[start Source data]

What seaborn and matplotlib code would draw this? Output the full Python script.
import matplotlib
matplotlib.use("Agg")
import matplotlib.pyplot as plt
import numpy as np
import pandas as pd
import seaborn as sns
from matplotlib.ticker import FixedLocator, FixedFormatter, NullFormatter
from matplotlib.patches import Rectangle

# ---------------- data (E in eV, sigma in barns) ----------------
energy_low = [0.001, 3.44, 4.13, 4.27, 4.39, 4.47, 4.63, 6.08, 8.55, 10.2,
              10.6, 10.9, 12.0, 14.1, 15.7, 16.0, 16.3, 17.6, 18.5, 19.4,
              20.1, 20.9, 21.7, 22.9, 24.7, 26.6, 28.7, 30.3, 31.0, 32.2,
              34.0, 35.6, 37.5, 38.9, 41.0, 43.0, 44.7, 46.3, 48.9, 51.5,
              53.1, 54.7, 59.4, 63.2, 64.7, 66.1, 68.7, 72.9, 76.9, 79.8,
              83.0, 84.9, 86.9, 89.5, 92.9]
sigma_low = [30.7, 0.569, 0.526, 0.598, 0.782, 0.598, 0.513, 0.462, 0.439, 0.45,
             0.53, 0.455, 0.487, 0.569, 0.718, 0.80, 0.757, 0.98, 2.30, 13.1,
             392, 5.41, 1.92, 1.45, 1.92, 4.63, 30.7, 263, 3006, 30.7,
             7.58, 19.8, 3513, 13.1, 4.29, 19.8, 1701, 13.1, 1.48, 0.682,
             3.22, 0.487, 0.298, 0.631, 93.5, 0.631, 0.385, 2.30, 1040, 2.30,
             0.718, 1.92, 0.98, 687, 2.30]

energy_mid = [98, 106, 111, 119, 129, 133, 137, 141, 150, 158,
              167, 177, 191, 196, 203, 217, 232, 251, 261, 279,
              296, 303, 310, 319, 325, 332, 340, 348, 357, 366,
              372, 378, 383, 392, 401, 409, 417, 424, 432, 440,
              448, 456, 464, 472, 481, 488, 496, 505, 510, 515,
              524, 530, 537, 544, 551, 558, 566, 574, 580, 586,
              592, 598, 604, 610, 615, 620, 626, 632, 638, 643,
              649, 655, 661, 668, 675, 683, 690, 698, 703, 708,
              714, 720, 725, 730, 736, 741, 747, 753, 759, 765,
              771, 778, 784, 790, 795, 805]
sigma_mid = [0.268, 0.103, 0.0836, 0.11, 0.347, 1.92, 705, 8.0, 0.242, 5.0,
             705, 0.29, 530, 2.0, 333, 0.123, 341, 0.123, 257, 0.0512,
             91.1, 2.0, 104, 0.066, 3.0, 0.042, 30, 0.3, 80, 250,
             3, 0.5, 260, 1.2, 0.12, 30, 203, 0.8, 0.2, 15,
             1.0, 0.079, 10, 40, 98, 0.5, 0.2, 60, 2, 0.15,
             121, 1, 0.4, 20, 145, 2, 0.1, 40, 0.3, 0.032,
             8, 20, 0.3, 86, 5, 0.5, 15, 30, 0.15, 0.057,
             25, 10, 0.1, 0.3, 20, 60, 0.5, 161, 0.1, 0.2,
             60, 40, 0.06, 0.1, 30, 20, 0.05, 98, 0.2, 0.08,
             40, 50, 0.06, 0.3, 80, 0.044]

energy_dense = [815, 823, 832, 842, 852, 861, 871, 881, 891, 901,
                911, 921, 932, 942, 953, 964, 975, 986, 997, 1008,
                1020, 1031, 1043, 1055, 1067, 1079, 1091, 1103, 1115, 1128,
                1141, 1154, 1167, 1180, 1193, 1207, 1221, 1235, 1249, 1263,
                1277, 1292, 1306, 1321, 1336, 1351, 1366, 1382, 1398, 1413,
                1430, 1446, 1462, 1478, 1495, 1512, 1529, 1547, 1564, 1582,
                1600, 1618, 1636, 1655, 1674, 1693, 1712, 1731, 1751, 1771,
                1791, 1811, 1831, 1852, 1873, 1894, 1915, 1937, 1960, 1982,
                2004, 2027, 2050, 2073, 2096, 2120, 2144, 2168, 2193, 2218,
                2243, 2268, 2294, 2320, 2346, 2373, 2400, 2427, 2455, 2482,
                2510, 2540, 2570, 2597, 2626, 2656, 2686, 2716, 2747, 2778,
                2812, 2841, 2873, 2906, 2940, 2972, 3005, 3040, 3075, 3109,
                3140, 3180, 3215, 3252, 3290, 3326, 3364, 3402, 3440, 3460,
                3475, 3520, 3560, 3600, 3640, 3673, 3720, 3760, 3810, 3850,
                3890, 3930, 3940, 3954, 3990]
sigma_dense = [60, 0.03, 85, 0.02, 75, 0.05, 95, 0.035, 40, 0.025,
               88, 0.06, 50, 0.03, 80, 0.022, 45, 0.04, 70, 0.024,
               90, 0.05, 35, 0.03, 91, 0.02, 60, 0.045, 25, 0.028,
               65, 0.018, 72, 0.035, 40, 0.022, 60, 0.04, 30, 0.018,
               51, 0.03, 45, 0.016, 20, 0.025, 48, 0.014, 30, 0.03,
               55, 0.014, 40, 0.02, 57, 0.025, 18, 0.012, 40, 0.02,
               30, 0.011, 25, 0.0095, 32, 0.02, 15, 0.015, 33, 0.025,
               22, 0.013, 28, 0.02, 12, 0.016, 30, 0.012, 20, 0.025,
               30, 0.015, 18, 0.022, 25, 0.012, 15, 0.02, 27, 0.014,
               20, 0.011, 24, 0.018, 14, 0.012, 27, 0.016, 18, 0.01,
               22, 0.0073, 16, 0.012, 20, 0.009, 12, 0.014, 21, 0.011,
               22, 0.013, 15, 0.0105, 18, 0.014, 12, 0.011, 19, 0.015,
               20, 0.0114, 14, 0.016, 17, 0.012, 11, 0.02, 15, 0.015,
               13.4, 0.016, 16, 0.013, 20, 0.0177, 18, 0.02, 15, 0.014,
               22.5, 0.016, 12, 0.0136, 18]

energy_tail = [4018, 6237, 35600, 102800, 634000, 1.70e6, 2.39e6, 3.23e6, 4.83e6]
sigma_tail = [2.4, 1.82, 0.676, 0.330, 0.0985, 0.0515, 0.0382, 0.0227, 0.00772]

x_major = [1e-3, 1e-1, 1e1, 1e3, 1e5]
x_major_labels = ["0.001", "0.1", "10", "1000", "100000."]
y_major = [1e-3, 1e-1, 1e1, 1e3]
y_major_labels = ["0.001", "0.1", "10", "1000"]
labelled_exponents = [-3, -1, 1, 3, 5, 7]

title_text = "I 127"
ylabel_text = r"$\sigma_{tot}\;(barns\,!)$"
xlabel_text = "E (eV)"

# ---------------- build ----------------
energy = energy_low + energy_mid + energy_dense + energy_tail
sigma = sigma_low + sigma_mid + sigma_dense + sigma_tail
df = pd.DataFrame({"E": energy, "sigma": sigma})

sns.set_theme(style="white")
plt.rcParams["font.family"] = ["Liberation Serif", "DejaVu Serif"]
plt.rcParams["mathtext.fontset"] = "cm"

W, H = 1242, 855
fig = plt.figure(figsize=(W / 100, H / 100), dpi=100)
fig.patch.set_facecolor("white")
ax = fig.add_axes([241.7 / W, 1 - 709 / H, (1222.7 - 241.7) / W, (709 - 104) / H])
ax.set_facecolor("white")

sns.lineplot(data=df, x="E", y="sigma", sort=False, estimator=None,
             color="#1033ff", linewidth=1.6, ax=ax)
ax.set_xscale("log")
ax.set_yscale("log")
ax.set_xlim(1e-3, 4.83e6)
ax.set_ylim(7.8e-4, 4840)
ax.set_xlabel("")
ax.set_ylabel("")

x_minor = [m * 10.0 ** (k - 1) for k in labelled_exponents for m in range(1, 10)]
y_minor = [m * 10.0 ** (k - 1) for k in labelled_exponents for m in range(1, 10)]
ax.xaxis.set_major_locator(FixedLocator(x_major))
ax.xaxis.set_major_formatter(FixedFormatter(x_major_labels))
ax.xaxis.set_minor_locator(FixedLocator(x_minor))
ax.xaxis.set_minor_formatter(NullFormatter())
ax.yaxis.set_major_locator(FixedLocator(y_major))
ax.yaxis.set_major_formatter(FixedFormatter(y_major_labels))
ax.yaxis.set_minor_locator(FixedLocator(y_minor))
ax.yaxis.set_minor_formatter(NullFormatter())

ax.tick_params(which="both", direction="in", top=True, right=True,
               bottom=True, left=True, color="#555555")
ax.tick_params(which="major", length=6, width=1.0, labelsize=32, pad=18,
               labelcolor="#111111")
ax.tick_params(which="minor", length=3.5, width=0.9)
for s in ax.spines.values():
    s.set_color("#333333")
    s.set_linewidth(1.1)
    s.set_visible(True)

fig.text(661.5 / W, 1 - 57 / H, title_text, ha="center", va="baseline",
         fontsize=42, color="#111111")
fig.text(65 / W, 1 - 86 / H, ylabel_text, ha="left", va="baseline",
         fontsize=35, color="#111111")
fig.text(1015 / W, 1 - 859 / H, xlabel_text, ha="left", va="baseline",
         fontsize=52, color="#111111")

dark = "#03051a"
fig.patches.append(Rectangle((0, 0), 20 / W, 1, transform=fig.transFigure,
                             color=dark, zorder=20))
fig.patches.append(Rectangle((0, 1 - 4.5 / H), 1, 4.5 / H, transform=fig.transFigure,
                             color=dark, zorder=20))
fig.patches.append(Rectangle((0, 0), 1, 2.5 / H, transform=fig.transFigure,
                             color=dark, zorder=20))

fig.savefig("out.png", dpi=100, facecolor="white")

[end Source data]

- Exercise
Up to and including the line with "from matplotlib.patches import Rectangle", repeat the data exactly, starting from its first line; nothing else belongs in the response.

- Final result
What seaborn and matplotlib code would draw this? Output the full Python script.
import matplotlib
matplotlib.use("Agg")
import matplotlib.pyplot as plt
import numpy as np
import pandas as pd
import seaborn as sns
from matplotlib.ticker import FixedLocator, FixedFormatter, NullFormatter
from matplotlib.patches import Rectangle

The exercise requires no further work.